*** GIVEN DATA

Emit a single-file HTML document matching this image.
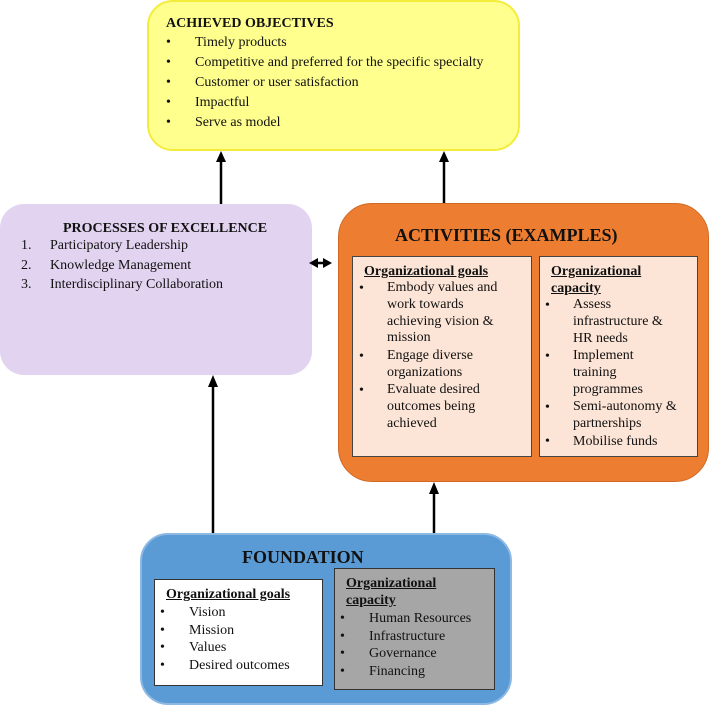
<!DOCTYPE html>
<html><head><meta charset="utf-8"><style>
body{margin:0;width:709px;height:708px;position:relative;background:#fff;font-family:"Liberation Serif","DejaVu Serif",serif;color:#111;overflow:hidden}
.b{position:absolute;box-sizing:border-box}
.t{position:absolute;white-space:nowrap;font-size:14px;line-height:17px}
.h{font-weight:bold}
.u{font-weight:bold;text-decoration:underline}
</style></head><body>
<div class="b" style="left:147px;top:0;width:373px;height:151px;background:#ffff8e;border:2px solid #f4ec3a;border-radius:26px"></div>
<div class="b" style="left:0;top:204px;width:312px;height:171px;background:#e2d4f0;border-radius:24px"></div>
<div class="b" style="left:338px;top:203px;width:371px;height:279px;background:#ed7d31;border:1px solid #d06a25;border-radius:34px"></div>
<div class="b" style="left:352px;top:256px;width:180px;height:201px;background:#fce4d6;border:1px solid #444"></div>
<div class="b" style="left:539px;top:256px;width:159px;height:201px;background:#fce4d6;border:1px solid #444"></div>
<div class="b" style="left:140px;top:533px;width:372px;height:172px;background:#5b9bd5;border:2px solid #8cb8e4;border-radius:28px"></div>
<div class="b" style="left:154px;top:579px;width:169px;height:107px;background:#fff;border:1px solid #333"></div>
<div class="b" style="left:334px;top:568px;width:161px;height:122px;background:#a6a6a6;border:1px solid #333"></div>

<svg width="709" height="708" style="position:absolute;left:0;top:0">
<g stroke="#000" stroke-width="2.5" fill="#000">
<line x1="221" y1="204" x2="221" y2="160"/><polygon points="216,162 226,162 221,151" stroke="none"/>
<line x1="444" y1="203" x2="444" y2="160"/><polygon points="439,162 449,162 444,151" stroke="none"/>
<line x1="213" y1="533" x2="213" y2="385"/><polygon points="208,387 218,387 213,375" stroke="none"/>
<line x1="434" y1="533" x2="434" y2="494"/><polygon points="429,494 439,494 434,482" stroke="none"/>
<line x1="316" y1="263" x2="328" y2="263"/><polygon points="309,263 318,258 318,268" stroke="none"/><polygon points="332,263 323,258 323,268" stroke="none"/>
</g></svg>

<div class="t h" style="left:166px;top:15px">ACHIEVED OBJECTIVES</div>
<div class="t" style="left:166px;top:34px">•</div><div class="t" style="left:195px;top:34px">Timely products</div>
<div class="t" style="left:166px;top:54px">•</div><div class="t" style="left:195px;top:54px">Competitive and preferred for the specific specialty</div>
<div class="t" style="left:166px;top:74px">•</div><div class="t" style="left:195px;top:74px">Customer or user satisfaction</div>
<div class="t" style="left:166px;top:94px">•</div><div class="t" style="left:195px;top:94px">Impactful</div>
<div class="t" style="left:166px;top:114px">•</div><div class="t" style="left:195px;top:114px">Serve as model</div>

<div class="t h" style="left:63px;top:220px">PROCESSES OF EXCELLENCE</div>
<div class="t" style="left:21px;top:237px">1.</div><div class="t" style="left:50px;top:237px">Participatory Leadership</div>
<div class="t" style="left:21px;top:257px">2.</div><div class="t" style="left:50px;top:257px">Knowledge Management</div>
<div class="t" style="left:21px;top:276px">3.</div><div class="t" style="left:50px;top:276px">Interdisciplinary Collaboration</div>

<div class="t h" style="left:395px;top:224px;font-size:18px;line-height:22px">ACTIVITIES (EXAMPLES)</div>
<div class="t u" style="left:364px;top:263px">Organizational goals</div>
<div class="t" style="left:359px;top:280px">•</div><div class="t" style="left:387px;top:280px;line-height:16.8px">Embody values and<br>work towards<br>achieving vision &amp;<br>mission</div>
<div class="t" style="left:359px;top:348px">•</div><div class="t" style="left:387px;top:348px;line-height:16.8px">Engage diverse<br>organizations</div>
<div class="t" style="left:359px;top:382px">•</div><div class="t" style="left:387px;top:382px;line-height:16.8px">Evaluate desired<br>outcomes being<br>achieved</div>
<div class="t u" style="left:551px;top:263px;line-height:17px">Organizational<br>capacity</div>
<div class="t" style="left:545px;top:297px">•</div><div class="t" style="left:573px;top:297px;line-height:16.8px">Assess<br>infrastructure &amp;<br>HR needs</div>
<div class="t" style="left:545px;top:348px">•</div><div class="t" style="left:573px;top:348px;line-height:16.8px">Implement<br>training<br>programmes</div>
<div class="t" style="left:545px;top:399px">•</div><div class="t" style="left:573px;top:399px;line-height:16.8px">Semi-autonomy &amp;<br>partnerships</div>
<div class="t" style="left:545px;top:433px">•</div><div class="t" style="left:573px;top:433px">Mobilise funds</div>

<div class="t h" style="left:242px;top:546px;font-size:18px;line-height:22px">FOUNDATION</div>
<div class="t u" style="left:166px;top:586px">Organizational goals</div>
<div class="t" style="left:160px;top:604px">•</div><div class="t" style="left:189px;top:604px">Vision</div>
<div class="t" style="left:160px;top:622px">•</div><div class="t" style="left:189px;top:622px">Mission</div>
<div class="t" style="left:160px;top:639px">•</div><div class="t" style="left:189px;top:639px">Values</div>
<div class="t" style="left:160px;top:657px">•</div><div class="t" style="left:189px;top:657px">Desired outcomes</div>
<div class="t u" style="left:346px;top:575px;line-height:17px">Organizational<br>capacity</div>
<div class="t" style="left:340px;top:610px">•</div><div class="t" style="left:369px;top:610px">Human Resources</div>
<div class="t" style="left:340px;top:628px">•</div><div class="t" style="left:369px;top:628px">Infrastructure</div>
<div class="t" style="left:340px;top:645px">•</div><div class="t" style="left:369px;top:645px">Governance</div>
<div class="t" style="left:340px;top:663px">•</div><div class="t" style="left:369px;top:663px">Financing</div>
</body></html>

******

> **PROBLEM DESCRIPTION**:
Transcribe the full listing above exactly as it stands, minus the pictures.

> **SOLUTION**:
Emit a single-file HTML document matching this image.
<!DOCTYPE html>
<html><head><meta charset="utf-8"><style>
body{margin:0;width:709px;height:708px;position:relative;background:#fff;font-family:"Liberation Serif","DejaVu Serif",serif;color:#111;overflow:hidden}
.b{position:absolute;box-sizing:border-box}
.t{position:absolute;white-space:nowrap;font-size:14px;line-height:17px}
.h{font-weight:bold}
.u{font-weight:bold;text-decoration:underline}
</style></head><body>
<div class="b" style="left:147px;top:0;width:373px;height:151px;background:#ffff8e;border:2px solid #f4ec3a;border-radius:26px"></div>
<div class="b" style="left:0;top:204px;width:312px;height:171px;background:#e2d4f0;border-radius:24px"></div>
<div class="b" style="left:338px;top:203px;width:371px;height:279px;background:#ed7d31;border:1px solid #d06a25;border-radius:34px"></div>
<div class="b" style="left:352px;top:256px;width:180px;height:201px;background:#fce4d6;border:1px solid #444"></div>
<div class="b" style="left:539px;top:256px;width:159px;height:201px;background:#fce4d6;border:1px solid #444"></div>
<div class="b" style="left:140px;top:533px;width:372px;height:172px;background:#5b9bd5;border:2px solid #8cb8e4;border-radius:28px"></div>
<div class="b" style="left:154px;top:579px;width:169px;height:107px;background:#fff;border:1px solid #333"></div>
<div class="b" style="left:334px;top:568px;width:161px;height:122px;background:#a6a6a6;border:1px solid #333"></div>

<svg width="709" height="708" style="position:absolute;left:0;top:0">
<g stroke="#000" stroke-width="2.5" fill="#000">
<line x1="221" y1="204" x2="221" y2="160"/><polygon points="216,162 226,162 221,151" stroke="none"/>
<line x1="444" y1="203" x2="444" y2="160"/><polygon points="439,162 449,162 444,151" stroke="none"/>
<line x1="213" y1="533" x2="213" y2="385"/><polygon points="208,387 218,387 213,375" stroke="none"/>
<line x1="434" y1="533" x2="434" y2="494"/><polygon points="429,494 439,494 434,482" stroke="none"/>
<line x1="316" y1="263" x2="328" y2="263"/><polygon points="309,263 318,258 318,268" stroke="none"/><polygon points="332,263 323,258 323,268" stroke="none"/>
</g></svg>

<div class="t h" style="left:166px;top:15px">ACHIEVED OBJECTIVES</div>
<div class="t" style="left:166px;top:34px">•</div><div class="t" style="left:195px;top:34px">Timely products</div>
<div class="t" style="left:166px;top:54px">•</div><div class="t" style="left:195px;top:54px">Competitive and preferred for the specific specialty</div>
<div class="t" style="left:166px;top:74px">•</div><div class="t" style="left:195px;top:74px">Customer or user satisfaction</div>
<div class="t" style="left:166px;top:94px">•</div><div class="t" style="left:195px;top:94px">Impactful</div>
<div class="t" style="left:166px;top:114px">•</div><div class="t" style="left:195px;top:114px">Serve as model</div>

<div class="t h" style="left:63px;top:220px">PROCESSES OF EXCELLENCE</div>
<div class="t" style="left:21px;top:237px">1.</div><div class="t" style="left:50px;top:237px">Participatory Leadership</div>
<div class="t" style="left:21px;top:257px">2.</div><div class="t" style="left:50px;top:257px">Knowledge Management</div>
<div class="t" style="left:21px;top:276px">3.</div><div class="t" style="left:50px;top:276px">Interdisciplinary Collaboration</div>

<div class="t h" style="left:395px;top:224px;font-size:18px;line-height:22px">ACTIVITIES (EXAMPLES)</div>
<div class="t u" style="left:364px;top:263px">Organizational goals</div>
<div class="t" style="left:359px;top:280px">•</div><div class="t" style="left:387px;top:280px;line-height:16.8px">Embody values and<br>work towards<br>achieving vision &amp;<br>mission</div>
<div class="t" style="left:359px;top:348px">•</div><div class="t" style="left:387px;top:348px;line-height:16.8px">Engage diverse<br>organizations</div>
<div class="t" style="left:359px;top:382px">•</div><div class="t" style="left:387px;top:382px;line-height:16.8px">Evaluate desired<br>outcomes being<br>achieved</div>
<div class="t u" style="left:551px;top:263px;line-height:17px">Organizational<br>capacity</div>
<div class="t" style="left:545px;top:297px">•</div><div class="t" style="left:573px;top:297px;line-height:16.8px">Assess<br>infrastructure &amp;<br>HR needs</div>
<div class="t" style="left:545px;top:348px">•</div><div class="t" style="left:573px;top:348px;line-height:16.8px">Implement<br>training<br>programmes</div>
<div class="t" style="left:545px;top:399px">•</div><div class="t" style="left:573px;top:399px;line-height:16.8px">Semi-autonomy &amp;<br>partnerships</div>
<div class="t" style="left:545px;top:433px">•</div><div class="t" style="left:573px;top:433px">Mobilise funds</div>

<div class="t h" style="left:242px;top:546px;font-size:18px;line-height:22px">FOUNDATION</div>
<div class="t u" style="left:166px;top:586px">Organizational goals</div>
<div class="t" style="left:160px;top:604px">•</div><div class="t" style="left:189px;top:604px">Vision</div>
<div class="t" style="left:160px;top:622px">•</div><div class="t" style="left:189px;top:622px">Mission</div>
<div class="t" style="left:160px;top:639px">•</div><div class="t" style="left:189px;top:639px">Values</div>
<div class="t" style="left:160px;top:657px">•</div><div class="t" style="left:189px;top:657px">Desired outcomes</div>
<div class="t u" style="left:346px;top:575px;line-height:17px">Organizational<br>capacity</div>
<div class="t" style="left:340px;top:610px">•</div><div class="t" style="left:369px;top:610px">Human Resources</div>
<div class="t" style="left:340px;top:628px">•</div><div class="t" style="left:369px;top:628px">Infrastructure</div>
<div class="t" style="left:340px;top:645px">•</div><div class="t" style="left:369px;top:645px">Governance</div>
<div class="t" style="left:340px;top:663px">•</div><div class="t" style="left:369px;top:663px">Financing</div>
</body></html>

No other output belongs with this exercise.